Attachant, Iggy était aussi, de l'aveu de son entourage, un sacré connard bipolaire, n'hésitant pas, contre leur gré, à piquer de substances illicites le bras de pauvres donzelles innocentes... En concert, auto-destructeur, imprévisible et torturé, il lance un soir une pastèque sur une nana, qui s'évanouit, chie un coup derrière les Marshall puis balance le tout sur son public, enfouit des glaçons dans son slip, puis les suce goulûment... Scott Thurston lui-même en est, disons, estomaqué... Arrive Bebe Buell - la copine mannequin de l'affreux Todd Rundgren, vous savez... Comme il se doit, elle tombe raide amoureuse d'Iggy dès leur première rencontre... "Totally fucking gorgeous", ce genre, puis, l'acte consommé, une "walking sex machine", voilà en quelques mots les sensations de la charmante glousseuse... Iggy, lui aussi, est loin d'être insensible et on raconte que c'est pour l'impressionner qu'il s'infligera, ni pour la première ni pour la dernière fois, de terribles blessures... En l'espèce, il choisit de se ramasser en marchant debout sur une table qui, naturellement, bascule et le projette sur une autre table couverte de verres... Iggy en ressort tailladé menton, torse et côtes, monte quand même sur scène un peu plus tard et découvre bien vite qu'en positionnant son bras gauche d'une certaine façon, le sang jaillit comme un geyser - ingénieuse et ludique trouvaille qu'il s'empresse de faire partager à son public qu'il asperge copieusement de sang en chantant... Les roadies avaient bien essayé de lui coller du gros scotch pour stopper l'hémorragie mais quand Iggy est lancé... Celui-ci se défend aujourd'hui encore de s'être délibérément blessé...
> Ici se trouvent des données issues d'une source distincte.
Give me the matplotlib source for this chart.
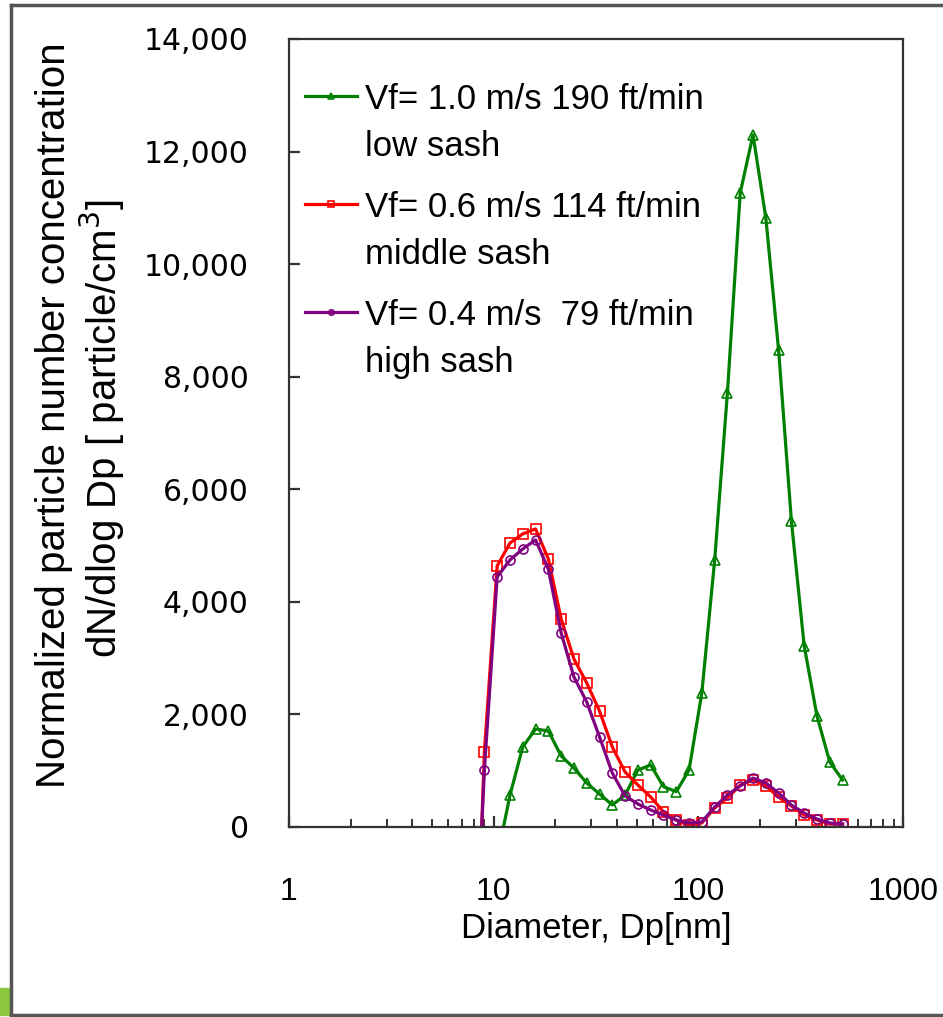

Le lendemain, les concerts des Stooges annulés (quand même...), Iggy va voir les New York Dolls en concert, se cogne la tête, trébuche, se fait piétiner par la foule moqueuse et qui surgit ? Bebe Buell - avec, à ses côtés, un Rundgren qui tire la tronche... Iggy, complètement dans le brouillard, retient l'adresse du couple, à la grande surprise de celui-ci et notamment de Bebe qui voit, dès le lendemain, le chanteur débarquer chez elle, sourire éclatant aux lèvres... La romance est bientôt engagée et les deux tourtereaux, à peine effrayés par l'entregent de Rundgren dont l'influence dans le milieu musical, très grande, est proportionnellement inverse à son prétendu génie, découvrent l'amour entre gens beaux...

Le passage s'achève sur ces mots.